Assim, restaria afastada a aplicabilidade do princípio da consunção (hipótese em que o acusado responde por somente uma infração, havendo a absorção do crime fim, pelo crime meio, quando este é etapa ou modo de executar o outro) por serem tipos que tutelam objetos distintos, já que o primeiro protege o caráter competitivo do procedimento e o segundo o erário público.

A consunção (ou absorção) também tem sido afastada nas duas turmas quando do concurso de crimes da Lei de Licitações com os crimes praticados por prefeitos, pela compreensão de que as infrações penais tipificadas na Lei 8.666/93 não são meio necessário, fase preparatória ou de execução para a prática de crimes de responsabilidade –– estes tutelados no art. 1º do Decreto-Lei nº 201/67.

A título de exemplo, caso ocorra uma fraude em licitação com o objetivo de desviar verbas públicas (peculato), na visão atual da Corte ocorreria a condenação por ambos os crimes de maneira individualizada (entendimento 12), não sendo absorvido o “crime meio” (fraude à licitação) pelo “crime fim” (peculato – desvio de verbas).

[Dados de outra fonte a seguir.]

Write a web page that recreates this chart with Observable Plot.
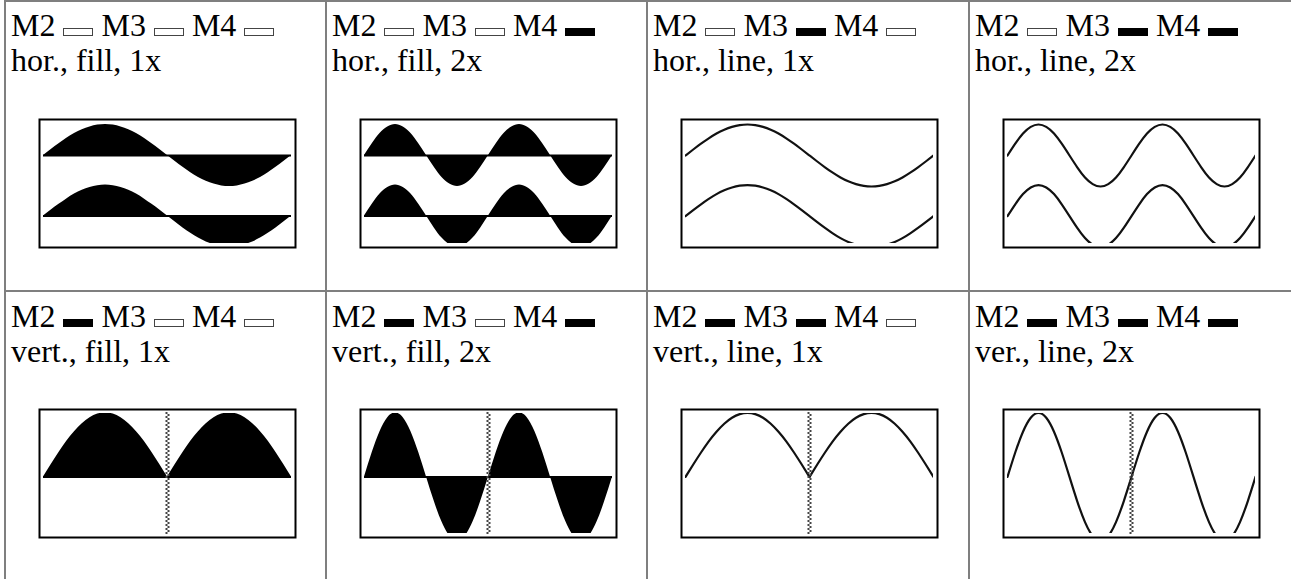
<!DOCTYPE html>
<html>
<head>
<meta charset="utf-8">
<script src="https://cdn.jsdelivr.net/npm/d3@7"></script>
<script src="https://cdn.jsdelivr.net/npm/@observablehq/plot@0.6"></script>
<style>
html, body { margin: 0; padding: 0; background: #fff; }
body { width: 1291px; height: 579px; position: relative; overflow: hidden;
       font-family: "Liberation Serif", "Times New Roman", serif; }
.vline { position: absolute; top: 0; height: 579px; width: 2px; background: #7f7f7f; }
.hline { position: absolute; left: 4px; width: 1287px; height: 2px; background: #7f7f7f; }
.label { position: absolute; font-size: 32px; line-height: 35px; color: #000; white-space: nowrap; }
.sw { display: inline-block; width: 28px; height: 6px; border: 1px solid #444; vertical-align: baseline; }
.sw.on { background: #000; border-color: #000; }
.chart { position: absolute; }
.chart svg { overflow: visible; }
</style>
</head>
<body>
<script>
// ---- cell settings ----
const captions = ["hor., fill, 1x", "hor., fill, 2x", "hor., line, 1x", "hor., line, 2x",
                  "vert., fill, 1x", "vert., fill, 2x", "vert., line, 1x", "ver., line, 2x"];
const m2 = [false, false, false, false, true, true, true, true];
const m3 = [false, false, true, true, false, false, true, true];
const m4 = [false, true, false, true, false, true, false, true];
const orientation = ["hor", "hor", "hor", "hor", "vert", "vert", "vert", "vert"];
const drawStyle = ["fill", "fill", "line", "line", "fill", "fill", "line", "line"];
const speed = [1, 2, 1, 2, 1, 2, 1, 2];

// ---- waveform samples (LCD rows relative to the zero line), 33 samples across the screen ----
const horWave1x = [0, 3.0, 5.9, 8.6, 11.0, 12.9, 14.3, 15.2, 15.5, 15.2, 14.3, 12.9, 11.0, 8.6, 5.9, 3.0,
  0, -3.0, -5.9, -8.6, -11.0, -12.9, -14.3, -15.2, -15.5, -15.2, -14.3, -12.9, -11.0, -8.6, -5.9, -3.0, 0];
const horWave2x = [0, 5.9, 11.0, 14.3, 15.5, 14.3, 11.0, 5.9, 0, -5.9, -11.0, -14.3, -15.5, -14.3, -11.0, -5.9,
  0, 5.9, 11.0, 14.3, 15.5, 14.3, 11.0, 5.9, 0, -5.9, -11.0, -14.3, -15.5, -14.3, -11.0, -5.9, 0];
const vertWave1x = [0, 6.2, 12.2, 17.8, 22.6, 26.6, 29.6, 31.4, 32, 31.4, 29.6, 26.6, 22.6, 17.8, 12.2, 6.2,
  0, 6.2, 12.2, 17.8, 22.6, 26.6, 29.6, 31.4, 32, 31.4, 29.6, 26.6, 22.6, 17.8, 12.2, 6.2, 0];
const vertWave2x = [0, 12.2, 22.6, 29.6, 32, 29.6, 22.6, 12.2, 0, -12.2, -22.6, -29.6, -32, -29.6, -22.6, -12.2,
  0, 12.2, 22.6, 29.6, 32, 29.6, 22.6, 12.2, 0, -12.2, -22.6, -29.6, -32, -29.6, -22.6, -12.2, 0];
const horAxes = [14, -16.3];   // two traces in horizontal mode
const vertAxes = [-1.7];       // one trace in vertical mode
const cursorX = [16];          // dotted cursor in vertical mode
const yVisible = [-30, 30];    // visible LCD rows
const xSamples = [0, 32];

// ---- layout ----
const colLines = [5, 326, 647, 969];
const rowTops = [0, 290.5];

for (const x of colLines) {
  const d = document.createElement("div");
  d.className = "vline"; d.style.left = (x - 1) + "px";
  document.body.appendChild(d);
}
for (const y of rowTops) {
  const d = document.createElement("div");
  d.className = "hline"; d.style.top = (y === 0 ? 0 : y - 1) + "px";
  document.body.appendChild(d);
}

const sw = on => `<span class="sw${on ? " on" : ""}"></span>`;

captions.forEach((cap, i) => {
  const col = i % 4, row = Math.floor(i / 4);
  const left = colLines[col], top = rowTops[row];

  const lab = document.createElement("div");
  lab.className = "label";
  lab.style.left = (left + 6) + "px";
  lab.style.top = (top + 8) + "px";
  lab.innerHTML = `M2 ${sw(m2[i])} M3 ${sw(m3[i])} M4 ${sw(m4[i])}<br>${cap}`;
  document.body.appendChild(lab);

  const hor = orientation[i] === "hor";
  const wave = hor ? (speed[i] === 1 ? horWave1x : horWave2x) : (speed[i] === 1 ? vertWave1x : vertWave2x);
  const axes = hor ? horAxes : vertAxes;
  const rows = [];
  axes.forEach((base, c) => {
    wave.forEach((v, k) => {
      // rectified 1x vertical wave: two arches that meet at the cusp
      if (!hor && speed[i] === 1) {
        if (k <= 16) rows.push({k, base, y: base + v, seg: c * 10 + 0});
        if (k >= 16) rows.push({k, base, y: base + v, seg: c * 10 + 1});
      } else {
        rows.push({k, base, y: base + v, seg: c * 10});
      }
    });
  });

  const marks = [];
  if (drawStyle[i] === "fill") {
    marks.push(Plot.areaY(rows, {x: "k", y1: "base", y2: "y", z: "seg", fill: "#000", curve: "natural", clip: true}));
    marks.push(Plot.ruleY(axes, {stroke: "#000", strokeWidth: 2}));
  } else {
    marks.push(Plot.line(rows, {x: "k", y: "y", z: "seg", stroke: "#111", strokeWidth: 2.2, curve: "natural", clip: true}));
  }
  if (!hor) {
    marks.push(Plot.ruleX(cursorX, {stroke: "#444", strokeWidth: 2, strokeDasharray: "2,2", dx: -1, insetTop: -1, insetBottom: -1}));
    marks.push(Plot.ruleX(cursorX, {stroke: "#444", strokeWidth: 2, strokeDasharray: "2,2", strokeDashoffset: 2, dx: 1, insetTop: -1, insetBottom: -1}));
  }
  marks.push(Plot.frame({stroke: "#000", strokeWidth: 2, inset: -4}));

  const chart = Plot.plot({
    width: 258, height: 130,
    marginLeft: 5, marginRight: 5, marginTop: 5, marginBottom: 5,
    x: {axis: null, domain: xSamples},
    y: {axis: null, domain: yVisible},
    style: {background: "transparent"},
    marks
  });
  const wrap = document.createElement("div");
  wrap.className = "chart";
  wrap.style.left = Math.round(left + 33) + "px";
  wrap.style.top = Math.round(top + 117.5) + "px";
  wrap.appendChild(chart);
  document.body.appendChild(wrap);
});
</script>
</body>
</html>
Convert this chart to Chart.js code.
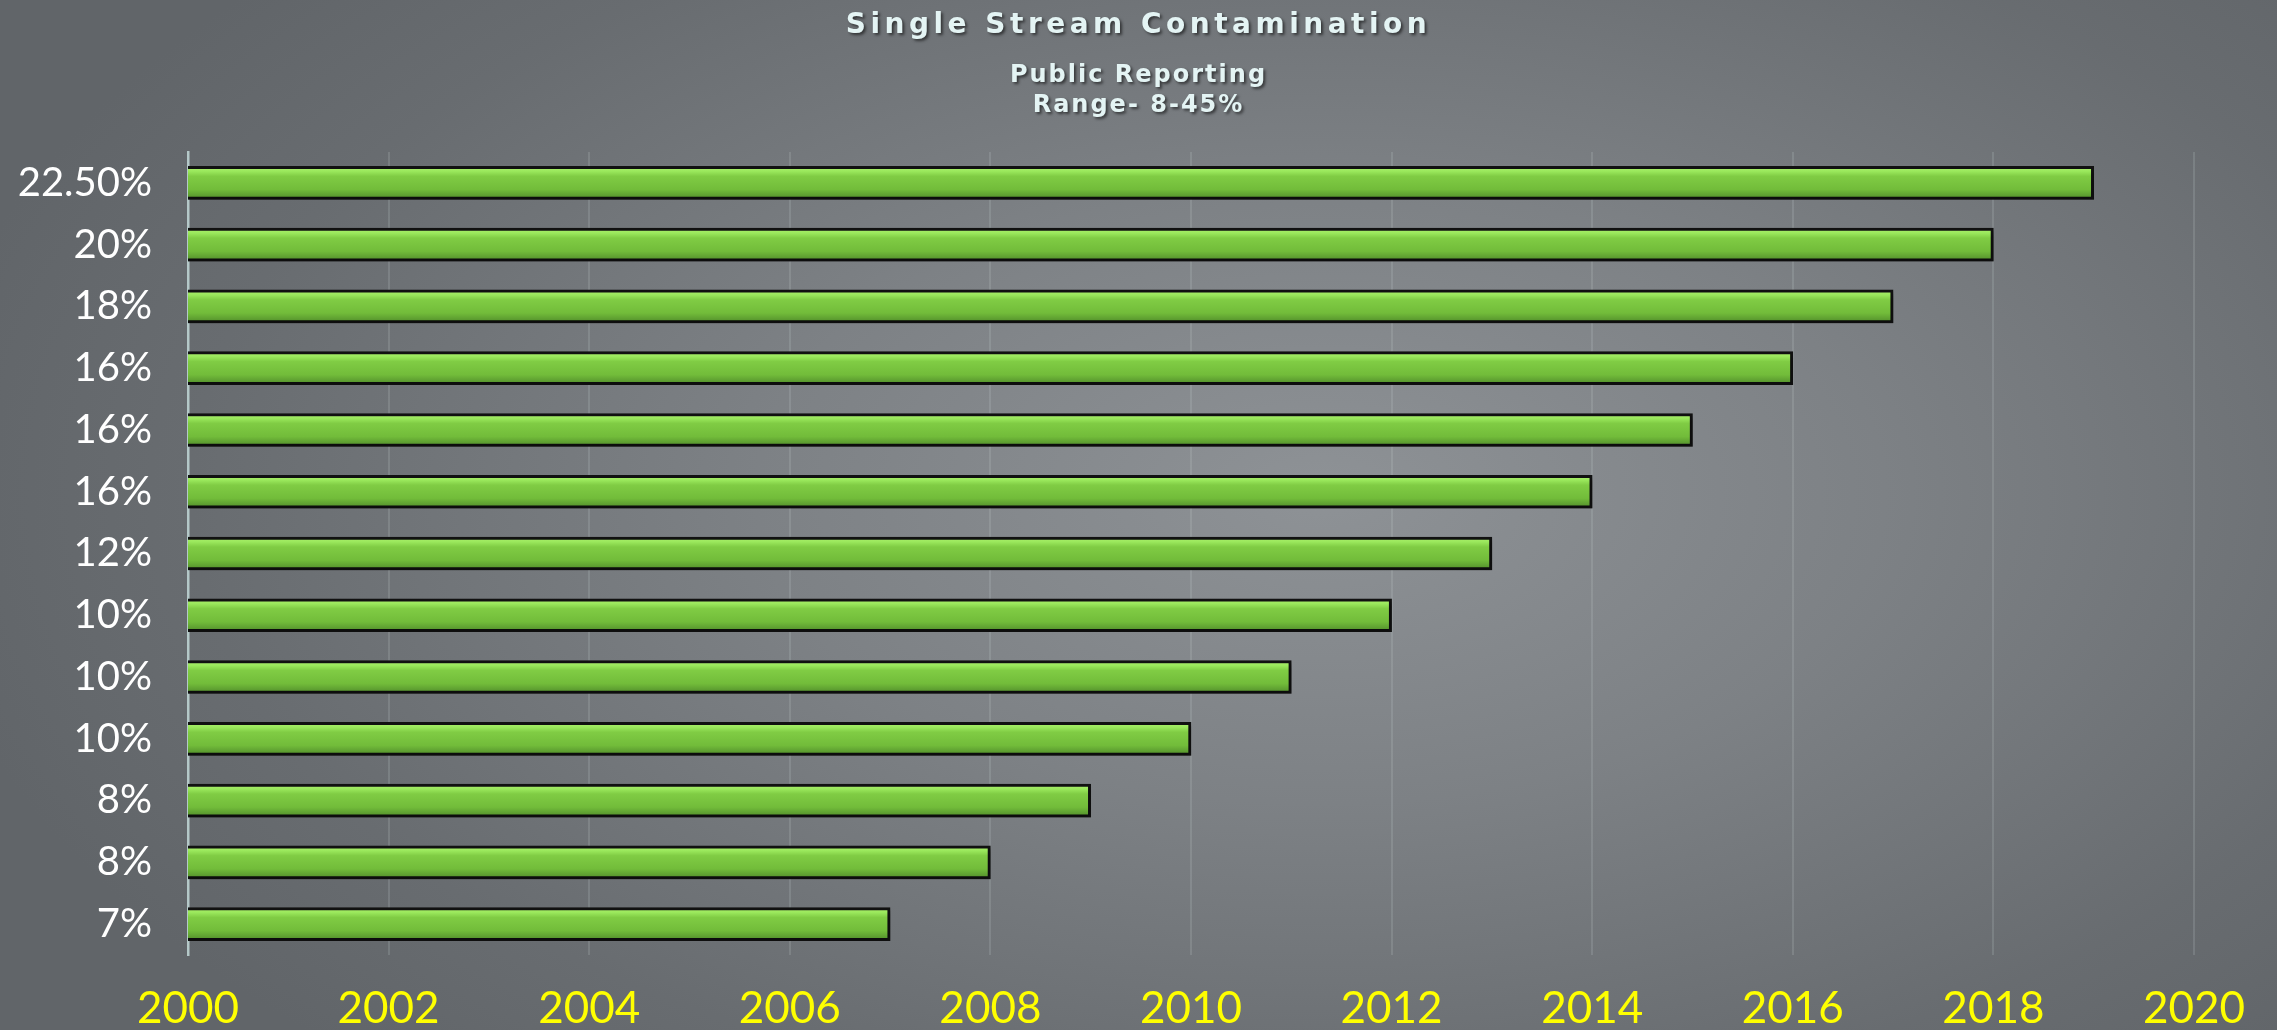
<!DOCTYPE html>
<html>
<head>
<meta charset="utf-8">
<script src="https://cdn.jsdelivr.net/npm/chart.js@4/dist/chart.umd.min.js"></script>
<style>
  html, body { margin: 0; padding: 0; }
  body {
    width: 2277px; height: 1030px; overflow: hidden;
    background: radial-gradient(ellipse 62% 75% at 58% 48%, #8e9296 0%, #7d8185 40%, #686c70 80%, #616569 100%);
  }
  #wrap { position: relative; width: 2277px; height: 1030px; }
</style>
</head>
<body>
<div id="wrap"><canvas id="c"></canvas></div>
<script>
// ---- data ----
const categories = ['22.50%', '20%', '18%', '16%', '16%', '16%', '12%', '10%', '10%', '10%', '8%', '8%', '7%'];
const yearValues = [2019, 2018, 2017, 2016, 2015, 2014, 2013, 2012, 2011, 2010, 2009, 2008, 2007];
const xTickLabels = ['2000', '2002', '2004', '2006', '2008', '2010', '2012', '2014', '2016', '2018', '2020'];
const titleText = 'Single Stream Contamination';
const subtitleLines = ['Public Reporting', 'Range- 8-45%'];

const BAR_T = 33;

function barFill(ctx) {
  const chart = ctx.chart;
  const ys = chart.scales && chart.scales.y;
  if (!chart.chartArea || !ys) return '#78c040';
  const yc = ys.getPixelForValue(ctx.dataIndex);
  const g = chart.ctx.createLinearGradient(0, yc - BAR_T / 2, 0, yc + BAR_T / 2);
  g.addColorStop(0.00, '#b0f070');
  g.addColorStop(0.15, '#9ae85c');
  g.addColorStop(0.30, '#80cc44');
  g.addColorStop(0.70, '#72bc3a');
  g.addColorStop(0.86, '#60a232');
  g.addColorStop(1.00, '#4e8a28');
  return g;
}

// soft drop shadow under the bars
const barShadow = {
  id: 'barShadow',
  beforeDatasetsDraw(chart) {
    const ctx = chart.ctx;
    ctx.save();
    ctx.shadowColor = 'rgba(0,0,0,0.35)';
    ctx.shadowOffsetX = 2;
    ctx.shadowOffsetY = 3;
    ctx.shadowBlur = 5;
  },
  afterDatasetsDraw(chart) {
    chart.ctx.restore();
  }
};

// Title block with letter spacing and soft shadow (text from titleText / subtitleLines)
const titleBlock = {
  id: 'titleBlock',
  afterDraw(chart) {
    const ctx = chart.ctx;
    const cx = chart.width / 2;
    ctx.save();
    ctx.textAlign = 'center';
    ctx.textBaseline = 'alphabetic';
    ctx.fillStyle = '#e4f4f4';
    ctx.shadowColor = 'rgba(0,0,0,0.55)';
    ctx.shadowOffsetX = 2;
    ctx.shadowOffsetY = 2;
    ctx.shadowBlur = 3;
    ctx.font = 'bold 28px "DejaVu Sans"';
    if ('letterSpacing' in ctx) ctx.letterSpacing = '4.5px';
    ctx.fillText(titleText, cx, 33);
    ctx.font = 'bold 24px "DejaVu Sans"';
    if ('letterSpacing' in ctx) ctx.letterSpacing = '2px';
    subtitleLines.forEach((line, i) => ctx.fillText(line, cx, 82 + i * 30));
    ctx.restore();
  }
};

new Chart(document.getElementById('c'), {
  type: 'bar',
  data: {
    labels: categories,
    datasets: [{
      data: yearValues,
      backgroundColor: barFill,
      borderColor: '#111111',
      borderWidth: 3,
      borderSkipped: false,
      barThickness: BAR_T
    }]
  },
  options: {
    indexAxis: 'y',
    responsive: true,
    maintainAspectRatio: false,
    animation: false,
    layout: { padding: { left: 0, right: 83, top: 152, bottom: 0 } },
    plugins: {
      legend: { display: false },
      tooltip: { enabled: false },
      title: { display: false },
      subtitle: { display: false }
    },
    scales: {
      x: {
        type: 'linear',
        min: 2000,
        max: 2020,
        grid: { display: true, color: 'rgba(200,210,210,0.18)', lineWidth: 2, drawTicks: false },
        border: { display: false },
        ticks: {
          stepSize: 2,
          color: '#ffff00',
          padding: 27,
          font: { family: 'Lato', size: 44 },
          callback: function (v) {
            const i = Math.round((v - 2000) / 2);
            return xTickLabels[i] !== undefined ? xTickLabels[i] : '';
          }
        },
        afterFit: function (s) { s.height = 75; }
      },
      y: {
        grid: { display: false, drawTicks: false },
        border: { display: true, color: '#b4c8c8', width: 2.5 },
        ticks: {
          color: '#ffffff',
          padding: 36,
          font: { family: 'Lato', size: 40 }
        },
        afterFit: function (s) { s.width = 188; }
      }
    }
  },
  plugins: [barShadow, titleBlock]
});
</script>
</body>
</html>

Ainda que a maioria das teses se refiram aos crimes de Licitações, também houve um destaque especial para a discussão processual da aplicabilidade da regra geral contida no art. 400 do Código de Processo Penal, que prevê a ordem de tomada de declarações na instrução criminal, sendo o interrogatório do réu o último ato a ser praticado. Isto porque, de acordo com o procedimento previsto no art. 104 da Lei Especial, o interrogatório do acusado ocorreria ainda no início da instrução, em total afronta ao contraditório e a ampla defesa, bem como ao sistema acusatório.

Entretanto, ano após ano a jurisprudência do STJ vem confirmando o entendimento do Ministro Dias Toffoli que, no julgamento do HC nº 127.900/AM, concluiu que “a realização do interrogatório ao final da instrução criminal, conforme o artigo 400 do CPP, é aplicável no âmbito dos procedimentos especiais, preponderando o princípio da ampla defesa sobre o princípio interpretativo da especialidade” (tese 13).

Por fim, também foi divulgada a limitação de que o crime do art. 93 (impedir, perturbar ou fraudar a realização de qualquer ato de procedimento licitatório), só pode ter lugar quando as condutas forem praticadas no curso do procedimento licitatório; logo, eventuais fraudes após o término do procedimento não poderiam caracterizar o tipo em questão (tese 10).

Em conclusão, mesmo após mais de 25 anos de vigência da Lei de Licitações ainda existem divergências sobre a sua correta aplicação legal. Por outro lado, o STJ vem progredindo, com sucesso, na consolidação do entendimento jurisprudencial sobre os crimes de licitação, que ganharam popularidade em meio ao cenário de combate à corrupção.